Article by PwC & Interaction Partners
Brokers provide asset managers with trade execution (buying and selling stocks), research (investment recommendations) and corporate access. The latter comprises meetings between executives of listed corporate and institutional investors, mostly in the form of so-called non-deal roadshows. Many investment professionals consider these meetings to be a crucial part of
their investment process.
Hitherto asset managers paid the brokers for all these services (execution, research and corporate access) via a ‘bundled’ fee for trades (e.g. 15bp). The trading costs are directly charged to the funds, i.e. paid directly out of the assets of the investors. The sums involved here are significant. In 2016, for example, US institutional investors paid about 6 billion USD in commissions to brokers, of which about 2 billion USD were for corporate accessrelated services, according to The Wall Street Journal.
MiFID 2, applicable as of January 2018, generally aims for increased transparency and improved consumer protection. Part of this is a massive push for unbundling, whereby asset managers have to pay separately for trading, research and corporate access. The rules with respect to corporate access are, however, still somewhat murky.
In the UK the regulator (FCA, September 2016) has made it clear that corporate access is not research and cannot be paid out of investor assets, and in the vast majority of cases will be considered an inducement, i.e. cannot be accepted by the asset manager from a broker for free. A similar rule has actually already been in place since 2014, but has been widely ignored by asset managers. In March 2017, however, the FCA stated that they expect this to change. Some market participants expect more stringent enforcement in the UK once MiFID 2 is in place.
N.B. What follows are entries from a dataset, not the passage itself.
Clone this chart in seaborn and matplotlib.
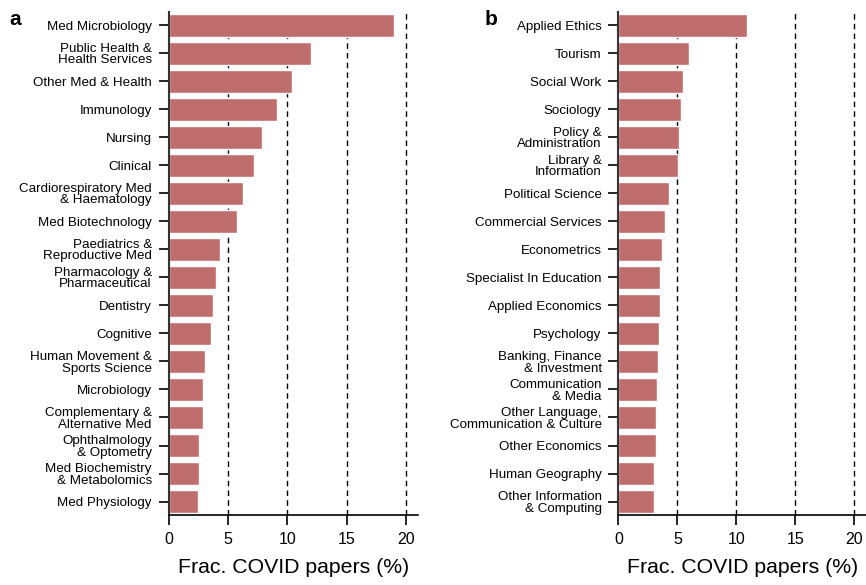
import matplotlib
matplotlib.use("Agg")
import matplotlib.pyplot as plt
import seaborn as sns
import pandas as pd

med_fields = ["Med Microbiology", "Public Health &\nHealth Services", "Other Med & Health",
              "Immunology", "Nursing", "Clinical", "Cardiorespiratory Med\n& Haematology",
              "Med Biotechnology", "Paediatrics &\nReproductive Med", "Pharmacology &\nPharmaceutical",
              "Dentistry", "Cognitive", "Human Movement &\nSports Science", "Microbiology",
              "Complementary &\nAlternative Med", "Ophthalmology\n& Optometry",
              "Med Biochemistry\n& Metabolomics", "Med Physiology"]
med_values = [19.0, 12.0, 10.4, 9.1, 7.9, 7.2, 6.3, 5.8, 4.35, 4.0,
              3.75, 3.6, 3.1, 2.9, 2.9, 2.6, 2.6, 2.5]

soc_fields = ["Applied Ethics", "Tourism", "Social Work", "Sociology", "Policy &\nAdministration",
              "Library &\nInformation", "Political Science", "Commercial Services", "Econometrics",
              "Specialist In Education", "Applied Economics", "Psychology",
              "Banking, Finance\n& Investment", "Communication\n& Media",
              "Other Language,\nCommunication & Culture", "Other Economics",
              "Human Geography", "Other Information\n& Computing"]
soc_values = [10.9, 6.0, 5.45, 5.3, 5.15, 5.05, 4.3, 3.95, 3.7, 3.55, 3.55, 3.45,
              3.35, 3.3, 3.2, 3.2, 3.05, 3.05]

xticks = [0, 5, 10, 15, 20]
xlabel = "Frac. COVID papers (%)"
panel_labels = ["a", "b"]

sns.set_theme(style="ticks")
plt.rcParams["font.family"] = ["Liberation Sans", "DejaVu Sans"]
plt.rcParams["text.color"] = "black"
plt.rcParams["axes.labelcolor"] = "black"
plt.rcParams["xtick.color"] = "black"
plt.rcParams["ytick.color"] = "black"

bar_color = "#BF6D6D"

fig = plt.figure(figsize=(8.66, 5.85), dpi=100)
ax1 = fig.add_axes([0.1946, 0.1197, 0.2878, 0.860])
ax2 = fig.add_axes([0.7140, 0.1197, 0.2862, 0.860])

for ax, fields, values, lab, lx in [(ax1, med_fields, med_values, panel_labels[0], 0.011),
                                     (ax2, soc_fields, soc_values, panel_labels[1], 0.560)]:
    df = pd.DataFrame({"field": fields, "value": values})
    sns.barplot(data=df, x="value", y="field", ax=ax, color=bar_color, saturation=1,
                width=0.82, orient="h")
    ax.set_xlim(0, 21)
    ax.set_ylim(17.48, -0.48)
    for t in xticks[1:]:
        ax.axvline(t, color="black", linestyle=(0, (4, 3)), linewidth=1.0, zorder=0)
    ax.set_xticks(xticks)
    ax.set_xlabel(xlabel, fontsize=15.3, labelpad=8)
    ax.set_ylabel("")
    ax.tick_params(axis="x", labelsize=11.5, length=7, width=1.2, pad=5)
    ax.tick_params(axis="y", labelsize=9.6, length=7, width=1.2, pad=5)
    for lbl in ax.get_yticklabels():
        lbl.set_linespacing(0.95)
    for s in ["top", "right"]:
        ax.spines[s].set_visible(False)
    ax.spines["left"].set_color("#333333")
    ax.spines["left"].set_linewidth(1.5)
    ax.spines["bottom"].set_color("black")
    ax.spines["bottom"].set_linewidth(1.2)
    fig.text(lx, 0.983, lab, fontsize=15, fontweight="bold", va="top", ha="left")

fig.savefig("out.png", dpi=100)
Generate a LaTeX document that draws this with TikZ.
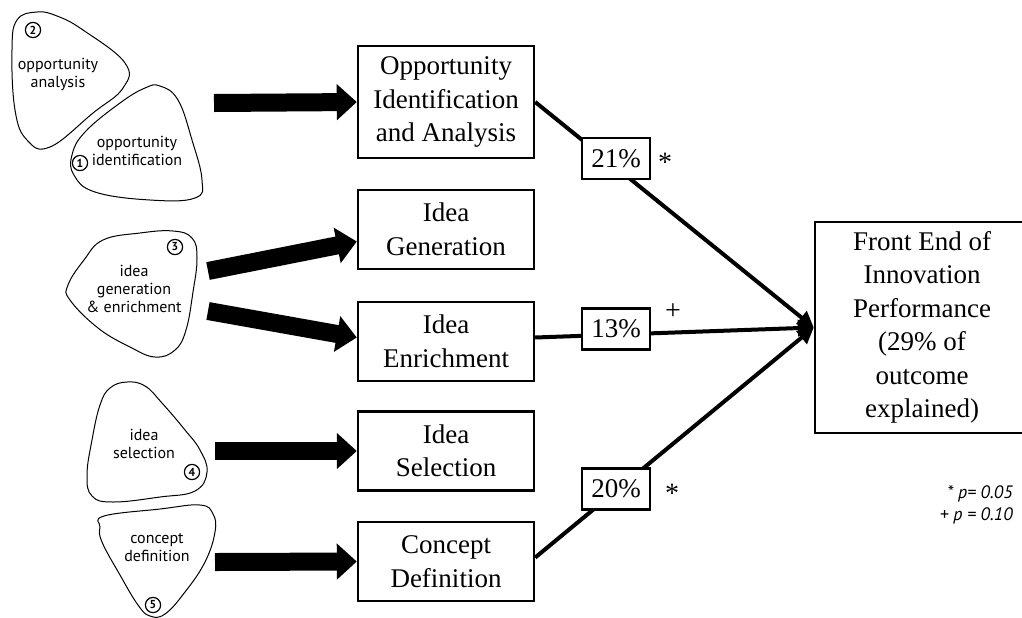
\documentclass[tikz,border=0pt]{standalone}
\usepackage{fontspec}
\setmainfont{Liberation Serif}
\newfontfamily\blobfont{PT Sans}
\usetikzlibrary{arrows.meta,calc}
\tikzset{
  stage/.style={draw, line width=1.2pt, minimum width=88pt, align=center, inner sep=0pt,
    font=\fontsize{13.5}{16.75}\selectfont},
  pct/.style={draw, fill=white, line width=1.2pt, minimum width=34pt, minimum height=20.5pt,
    inner sep=0pt, font=\fontsize{13.5}{16}\selectfont},
  blob/.style={draw, line width=0.5pt},
  blobtext/.style={align=center, inner sep=0pt, font=\blobfont\fontsize{8}{9}\selectfont},
  num/.style={circle, draw, line width=0.6pt, minimum size=7.6pt, inner sep=0pt,
    font=\blobfont\bfseries\fontsize{5.8}{5.8}\selectfont},
  fat/.style={line width=9pt, -{Triangle[width=17.5pt,length=10pt]}},
  link/.style={line width=2pt, -{Triangle[width=8pt,length=8pt]}},
  sig/.style={anchor=base, inner sep=0pt, font=\fontsize{14}{16}\selectfont},
  pnote/.style={anchor=base east, inner sep=0pt, font=\blobfont\itshape\fontsize{9}{10}\selectfont}
}
\begin{document}
\begin{tikzpicture}[x=0.5pt, y=-0.5pt]
\useasboundingbox (0,0) rectangle (1022,617);

% activity blobs
\draw[blob] plot[smooth cycle, tension=0.7] coordinates {(37,12) (57,16) (83,30) (125,63) (123,88)
  (93,113) (50,147) (27,140) (15,110) (12,50) (17,20)};
\draw[blob] plot[smooth cycle, tension=0.7] coordinates {(160,86) (178,100) (192,140) (202,180)
  (195,198) (150,200) (95,192) (74,175) (72,155) (85,132) (120,103) (145,88)};
\draw[blob] plot[smooth cycle, tension=0.7] coordinates {(103,240) (140,233) (173,231) (192,238)
  (197,258) (193,292) (186,330) (175,350) (155,357) (130,347) (98,328) (70,300) (68,285) (84,260)};
\draw[blob] plot[smooth cycle, tension=0.7] coordinates {(127,382) (145,386) (162,403) (185,430)
  (200,450) (207,472) (195,491) (160,497) (113,502) (92,496) (87,475) (92,440) (100,405) (110,388)};
\draw[blob] plot[smooth cycle, tension=0.7] coordinates {(104,516) (160,509) (200,505) (213,514)
  (215,532) (205,562) (185,592) (165,614) (150,616) (138,605) (120,575) (102,542) (100,527)};

\node[blobtext] (oana) at (58,74) {opportunity\\analysis};
\node[blobtext] (oid) at (137,151) {opportunity\\identification};
\node[blobtext] (igen) at (134,289) {idea\\generation\\\& enrichment};
\node[blobtext] (isel) at (144,444) {idea\\selection};
\node[blobtext] (cdef) at (157,548) {concept\\definition};
\node[num] (n2) at (33,30) {2};
\node[num] (n1) at (80,163) {1};
\node[num] (n3) at (175,247) {3};
\node[num] (n4) at (192,472) {4};
\node[num] (n5) at (153,605) {5};

% stages
\node[stage, minimum height=56pt] (oia) at (446,102) {Opportunity\\Identification\\and Analysis};
\node[stage, minimum height=39.5pt] (ig) at (446,229.5) {Idea\\Generation};
\node[stage, minimum height=39.5pt] (ie) at (446,341.5) {Idea\\Enrichment};
\node[stage, minimum height=39.5pt] (is) at (446,451) {Idea\\Selection};
\node[stage, minimum height=39.5pt] (cd) at (446,561.5) {Concept\\Definition};
\node[stage, minimum width=107pt, minimum height=105.5pt] (fe) at (922,327.5)
  {Front End of\\Innovation\\Performance\\(29\% of\\outcome\\explained)};

% block arrows
\coordinate (t1) at (214,103);
\coordinate (t2) at (208,271);
\coordinate (t3) at (208,311);
\coordinate (t4) at (215,451);
\coordinate (t5) at (215,562);
\draw[fat] (t1) -- (oia.west);
\draw[fat] (t2) -- ($(ig.west)+(0,12)$);
\draw[fat] (t3) -- ($(ie.west)+(0,-4)$);
\draw[fat] (t4) -- (is.west);
\draw[fat] (t5) -- (cd.west);

% paths to performance
\draw[link] (oia.east) -- (fe.west);
\draw[link] ($(ie.east)+(0,-4)$) -- (fe.west);
\draw[link] ($(cd.east)+(0,-4)$) -- (fe.west);
\node[pct] (p21) at (616,158.5) {21\%};
\node[pct] (p13) at (616,329) {13\%};
\node[pct] (p20) at (616,489) {20\%};
\node[sig] (s21) at (665,171) {*};
\node[sig] (s13) at (673,319) {+};
\node[sig] (s20) at (672,502) {*};

\node[pnote] (pv1) at (1013,498) {* p= 0.05};
\node[pnote] (pv2) at (1013,520) {+ p = 0.10};
\end{tikzpicture}
\end{document}
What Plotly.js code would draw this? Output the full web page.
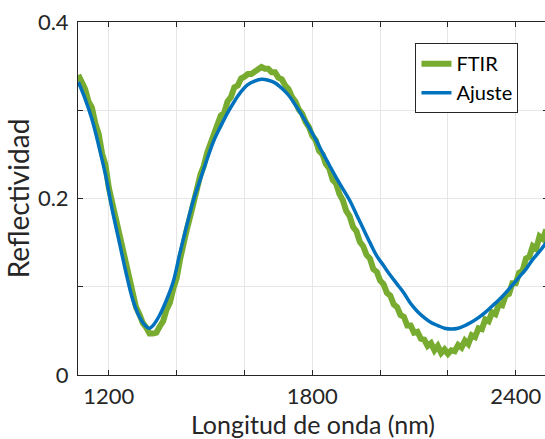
<!DOCTYPE html>
<html>
<head>
<meta charset="utf-8">
<script src="https://cdn.plot.ly/plotly-3.0.1.min.js"></script>
<style>html,body{margin:0;padding:0;overflow:hidden;background:#fff;}</style>
</head>
<body>
<div id="chart"></div>
<script>
// Wavelength grid (nm) for the FTIR measurement
const ftirX = [1110,1120,1130,1140,1150,1160,1170,1180,1190,1200,1210,1220,1230,1240,1250,1260,1270,1280,1290,1300,
1310,1320,1330,1340,1350,1360,1370,1380,1390,1400,1410,1420,1430,1440,1450,1460,1470,1480,1490,1500,
1510,1520,1530,1540,1550,1560,1570,1580,1590,1600,1610,1620,1630,1640,1650,1660,1670,1680,1690,1700,
1710,1720,1730,1740,1750,1760,1770,1780,1790,1800,1810,1820,1830,1840,1850,1860,1870,1880,1890,1900,
1910,1920,1930,1940,1950,1960,1970,1980,1990,2000,2010,2020,2030,2040,2050,2060,2070,2080,2090,2100,
2110,2120,2130,2140,2150,2160,2170,2180,2190,2200,2210,2220,2230,2240,2250,2260,2270,2280,2290,2300,
2310,2320,2330,2340,2350,2360,2370,2380,2390,2400,2410,2420,2430,2440,2450,2460,2470,2480,2490];
// Measured reflectivity (FTIR)
const ftirY = [0.340,0.333,0.324,0.310,0.303,0.285,0.273,0.251,0.238,0.212,0.195,0.175,0.158,0.139,0.122,0.104,0.091,0.077,0.069,0.059,
0.054,0.047,0.047,0.048,0.055,0.061,0.074,0.082,0.098,0.110,0.131,0.145,0.165,0.180,0.199,0.211,0.227,0.237,0.252,0.262,
0.274,0.282,0.294,0.297,0.310,0.315,0.326,0.328,0.336,0.338,0.341,0.341,0.344,0.345,0.349,0.347,0.347,0.343,0.343,0.337,
0.335,0.328,0.324,0.315,0.310,0.301,0.296,0.287,0.281,0.271,0.266,0.254,0.250,0.239,0.234,0.221,0.217,0.205,0.198,0.186,
0.180,0.168,0.163,0.151,0.146,0.136,0.132,0.120,0.117,0.107,0.103,0.093,0.090,0.080,0.077,0.068,0.066,0.056,0.056,0.048,
0.049,0.041,0.040,0.033,0.036,0.028,0.033,0.025,0.029,0.024,0.028,0.027,0.034,0.031,0.039,0.035,0.045,0.043,0.053,0.052,
0.063,0.061,0.071,0.069,0.080,0.079,0.090,0.092,0.104,0.104,0.116,0.118,0.132,0.134,0.146,0.143,0.157,0.154,0.165];

// Fitted model (Ajuste)
const ajusteX = [1110,1130,1150,1170,1190,1210,1230,1250,1270,1290,1310,1320,1330,1350,1370,1390,1410,1430,1450,1470,
1490,1510,1530,1550,1570,1590,1610,1630,1650,1670,1690,1710,1730,1750,1770,1790,1810,1830,1850,1870,
1890,1910,1930,1950,1970,1990,2010,2030,2050,2070,2090,2110,2130,2150,2170,2190,2210,2230,2250,2270,
2290,2310,2330,2350,2370,2390,2410,2430,2450,2470,2490];
const ajusteY = [0.332,0.313,0.290,0.260,0.227,0.187,0.152,0.117,0.086,0.066,0.055,0.053,0.056,0.068,0.085,0.106,0.139,0.170,0.199,0.222,
0.245,0.266,0.282,0.297,0.310,0.321,0.329,0.333,0.335,0.334,0.331,0.325,0.317,0.306,0.294,0.281,0.267,0.252,0.238,0.224,
0.211,0.198,0.182,0.166,0.150,0.135,0.124,0.113,0.103,0.093,0.081,0.072,0.065,0.0595,0.056,0.053,0.052,0.053,0.056,0.060,
0.065,0.071,0.078,0.085,0.093,0.102,0.111,0.120,0.131,0.140,0.150];

const xTickVals = [1200,1400,1600,1800,2000,2200,2400];
const xTickText = ['1200','','','1800','','','2400'];
const yTickVals = [0,0.1,0.2,0.3,0.4];
const yTickText = ['0','','0.2','','0.4'];

const traces = [
  {x: ftirX, y: ftirY, name: 'FTIR', type: 'scatter', mode: 'lines',
   line: {color: '#77AC30', width: 6}},
  {x: ajusteX, y: ajusteY, name: 'Ajuste', type: 'scatter', mode: 'lines',
   line: {color: '#0072BD', width: 3.5, shape: 'spline'}}
];

const axisCommon = {
  showline: true, linecolor: '#262626', linewidth: 1, mirror: 'ticks',
  ticks: 'inside', ticklen: 5, tickcolor: '#262626', tickwidth: 1,
  showgrid: true, gridcolor: '#e6e6e6', gridwidth: 1, zeroline: false,
  tickfont: {family: 'Lato, sans-serif', size: 22, color: '#262626'}
};

const layout = {
  width: 549, height: 439,
  margin: {l: 78, r: 1, t: 22, b: 64},
  paper_bgcolor: '#ffffff', plot_bgcolor: '#ffffff',
  showlegend: true,
  legend: {x: 0.718, y: 0.94, xanchor: 'left', yanchor: 'top',
    bgcolor: '#ffffff', bordercolor: '#262626', borderwidth: 1,
    font: {family: 'Lato, sans-serif', size: 20, color: '#000000'},
    itemwidth: 30, tracegroupgap: 0},
  xaxis: Object.assign({}, axisCommon, {
    range: [1109, 2495], tickmode: 'array', tickvals: xTickVals, ticktext: xTickText,
    ticklabelstandoff: 2,
    title: {text: 'Longitud de onda (nm)', standoff: 10,
      font: {family: 'Lato, sans-serif', size: 25, color: '#262626'}}
  }),
  yaxis: Object.assign({}, axisCommon, {
    range: [0, 0.4], tickmode: 'array', tickvals: yTickVals, ticktext: yTickText,
    ticklabelstandoff: 4,
    title: {text: 'Reflectividad', standoff: 0,
      font: {family: 'Lato, sans-serif', size: 28, color: '#262626'}}
  })
};

Plotly.newPlot('chart', traces, layout, {displayModeBar: false, staticPlot: true});
</script>
</body>
</html>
The French regulator (AMF, September 2016 and February 2017), on the other hand, has taken a softer approach, indicating that under certain conditions corporate access might be considered research, i.e. can be paid out of investor assets. The AMF also stipulates that corporate access without research, so-called ‘concierge services’ might be provided for free ‘if it were to meet the definition of a minor non-monetary benefit’ (MNMB).